Task brief »
Begin with the first line below and retype each line exactly through the line containing "['#4479ff', '#ff4d86', '#ffb83d', '#62c91a'];". Any pictures are to be left out.

Recorded data »
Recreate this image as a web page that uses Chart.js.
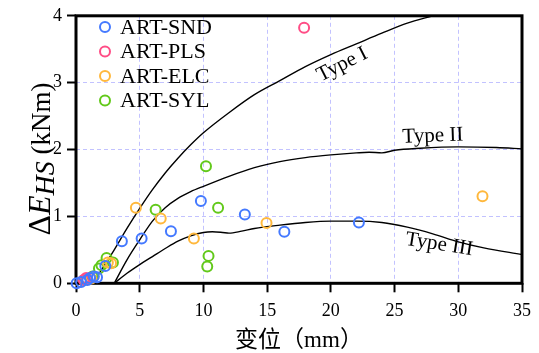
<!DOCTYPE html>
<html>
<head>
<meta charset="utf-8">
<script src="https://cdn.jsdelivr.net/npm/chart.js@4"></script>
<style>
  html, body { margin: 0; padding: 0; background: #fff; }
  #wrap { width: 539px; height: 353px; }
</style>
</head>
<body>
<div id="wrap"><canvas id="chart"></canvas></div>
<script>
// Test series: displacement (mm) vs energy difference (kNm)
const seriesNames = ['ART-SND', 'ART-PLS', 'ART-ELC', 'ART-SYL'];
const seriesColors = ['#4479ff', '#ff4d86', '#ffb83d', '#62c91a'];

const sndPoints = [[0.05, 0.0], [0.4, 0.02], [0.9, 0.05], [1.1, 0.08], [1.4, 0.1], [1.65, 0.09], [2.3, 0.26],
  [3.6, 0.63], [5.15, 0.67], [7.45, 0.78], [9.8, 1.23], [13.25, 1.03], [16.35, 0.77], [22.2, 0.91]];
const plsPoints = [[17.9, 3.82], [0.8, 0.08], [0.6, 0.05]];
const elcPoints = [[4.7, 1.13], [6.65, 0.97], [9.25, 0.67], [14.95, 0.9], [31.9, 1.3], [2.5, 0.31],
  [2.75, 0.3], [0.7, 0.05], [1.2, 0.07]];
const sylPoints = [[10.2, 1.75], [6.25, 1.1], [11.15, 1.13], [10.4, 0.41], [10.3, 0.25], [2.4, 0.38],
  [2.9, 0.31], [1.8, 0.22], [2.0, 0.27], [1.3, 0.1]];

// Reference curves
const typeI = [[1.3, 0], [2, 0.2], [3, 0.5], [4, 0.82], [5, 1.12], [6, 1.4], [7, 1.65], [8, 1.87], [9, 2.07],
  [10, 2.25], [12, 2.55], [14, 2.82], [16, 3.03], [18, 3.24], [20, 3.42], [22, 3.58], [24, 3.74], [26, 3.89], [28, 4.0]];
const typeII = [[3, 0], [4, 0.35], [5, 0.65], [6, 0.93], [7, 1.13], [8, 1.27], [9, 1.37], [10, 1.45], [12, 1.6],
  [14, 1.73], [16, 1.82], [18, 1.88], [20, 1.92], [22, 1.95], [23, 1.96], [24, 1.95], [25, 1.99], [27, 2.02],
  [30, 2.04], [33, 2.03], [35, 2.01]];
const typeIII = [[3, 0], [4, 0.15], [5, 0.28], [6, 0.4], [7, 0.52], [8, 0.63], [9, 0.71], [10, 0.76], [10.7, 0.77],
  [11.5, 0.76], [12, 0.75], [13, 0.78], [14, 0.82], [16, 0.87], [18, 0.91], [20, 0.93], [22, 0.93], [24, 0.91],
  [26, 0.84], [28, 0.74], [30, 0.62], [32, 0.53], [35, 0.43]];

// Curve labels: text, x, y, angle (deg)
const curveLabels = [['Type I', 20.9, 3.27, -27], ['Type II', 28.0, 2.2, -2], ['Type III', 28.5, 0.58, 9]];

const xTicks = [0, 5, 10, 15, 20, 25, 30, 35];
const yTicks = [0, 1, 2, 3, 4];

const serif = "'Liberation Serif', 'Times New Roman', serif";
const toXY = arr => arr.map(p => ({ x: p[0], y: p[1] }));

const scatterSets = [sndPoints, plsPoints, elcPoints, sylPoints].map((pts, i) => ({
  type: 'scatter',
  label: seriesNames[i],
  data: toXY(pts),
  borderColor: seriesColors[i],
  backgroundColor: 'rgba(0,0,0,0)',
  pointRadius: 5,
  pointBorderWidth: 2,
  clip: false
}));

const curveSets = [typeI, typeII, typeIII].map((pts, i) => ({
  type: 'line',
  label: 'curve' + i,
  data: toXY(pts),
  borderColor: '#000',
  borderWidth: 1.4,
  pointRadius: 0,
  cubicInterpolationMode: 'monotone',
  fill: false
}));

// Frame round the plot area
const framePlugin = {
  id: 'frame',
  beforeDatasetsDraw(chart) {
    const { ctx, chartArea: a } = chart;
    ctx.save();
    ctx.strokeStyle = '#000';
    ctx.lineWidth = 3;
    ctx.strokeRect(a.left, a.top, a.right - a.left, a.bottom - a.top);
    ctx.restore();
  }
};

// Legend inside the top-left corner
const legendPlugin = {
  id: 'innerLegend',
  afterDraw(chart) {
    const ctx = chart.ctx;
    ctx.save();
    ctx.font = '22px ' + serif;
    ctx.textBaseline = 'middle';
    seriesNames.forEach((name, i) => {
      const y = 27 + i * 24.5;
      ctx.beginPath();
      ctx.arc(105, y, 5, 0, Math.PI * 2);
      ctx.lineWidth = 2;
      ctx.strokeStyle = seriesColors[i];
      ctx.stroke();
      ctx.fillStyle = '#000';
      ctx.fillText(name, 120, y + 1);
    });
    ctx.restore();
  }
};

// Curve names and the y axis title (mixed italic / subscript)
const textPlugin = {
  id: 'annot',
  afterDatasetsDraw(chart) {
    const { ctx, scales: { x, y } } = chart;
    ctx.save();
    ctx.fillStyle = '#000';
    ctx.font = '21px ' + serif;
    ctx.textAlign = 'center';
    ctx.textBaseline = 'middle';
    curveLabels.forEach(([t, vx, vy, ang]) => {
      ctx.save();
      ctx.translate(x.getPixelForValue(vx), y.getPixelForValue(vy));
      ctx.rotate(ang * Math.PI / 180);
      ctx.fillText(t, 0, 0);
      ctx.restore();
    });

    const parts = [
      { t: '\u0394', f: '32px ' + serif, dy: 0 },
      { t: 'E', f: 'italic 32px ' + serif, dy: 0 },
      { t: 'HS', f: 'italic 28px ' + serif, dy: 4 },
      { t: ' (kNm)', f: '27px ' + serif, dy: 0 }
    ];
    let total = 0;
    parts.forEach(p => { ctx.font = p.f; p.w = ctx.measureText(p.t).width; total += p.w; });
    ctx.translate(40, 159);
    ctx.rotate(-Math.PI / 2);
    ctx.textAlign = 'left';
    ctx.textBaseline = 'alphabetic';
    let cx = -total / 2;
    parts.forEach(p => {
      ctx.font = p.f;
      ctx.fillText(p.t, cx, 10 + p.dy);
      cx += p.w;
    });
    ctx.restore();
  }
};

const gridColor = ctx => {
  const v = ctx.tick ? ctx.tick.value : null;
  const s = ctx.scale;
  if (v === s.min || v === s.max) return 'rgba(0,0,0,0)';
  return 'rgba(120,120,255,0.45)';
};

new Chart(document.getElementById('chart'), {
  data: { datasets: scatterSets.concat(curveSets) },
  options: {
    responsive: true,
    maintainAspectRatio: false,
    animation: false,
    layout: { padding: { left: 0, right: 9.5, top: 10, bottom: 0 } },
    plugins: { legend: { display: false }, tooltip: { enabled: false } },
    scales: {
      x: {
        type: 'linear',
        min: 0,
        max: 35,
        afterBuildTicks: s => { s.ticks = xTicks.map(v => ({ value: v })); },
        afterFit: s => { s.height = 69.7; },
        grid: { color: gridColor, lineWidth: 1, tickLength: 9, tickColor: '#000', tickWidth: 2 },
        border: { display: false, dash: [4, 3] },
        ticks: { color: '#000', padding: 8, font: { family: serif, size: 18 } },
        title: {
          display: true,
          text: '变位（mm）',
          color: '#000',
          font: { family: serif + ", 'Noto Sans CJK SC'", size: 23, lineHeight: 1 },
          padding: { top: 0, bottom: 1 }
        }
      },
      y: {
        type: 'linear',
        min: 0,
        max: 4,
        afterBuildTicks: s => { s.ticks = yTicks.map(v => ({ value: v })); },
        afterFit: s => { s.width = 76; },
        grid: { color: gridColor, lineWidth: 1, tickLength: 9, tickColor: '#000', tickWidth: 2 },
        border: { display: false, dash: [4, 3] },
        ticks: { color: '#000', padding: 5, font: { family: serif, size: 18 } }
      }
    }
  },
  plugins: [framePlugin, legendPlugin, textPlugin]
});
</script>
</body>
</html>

Result »
Recreate this image as a web page that uses Chart.js.
<!DOCTYPE html>
<html>
<head>
<meta charset="utf-8">
<script src="https://cdn.jsdelivr.net/npm/chart.js@4"></script>
<style>
  html, body { margin: 0; padding: 0; background: #fff; }
  #wrap { width: 539px; height: 353px; }
</style>
</head>
<body>
<div id="wrap"><canvas id="chart"></canvas></div>
<script>
// Test series: displacement (mm) vs energy difference (kNm)
const seriesNames = ['ART-SND', 'ART-PLS', 'ART-ELC', 'ART-SYL'];
const seriesColors = ['#4479ff', '#ff4d86', '#ffb83d', '#62c91a'];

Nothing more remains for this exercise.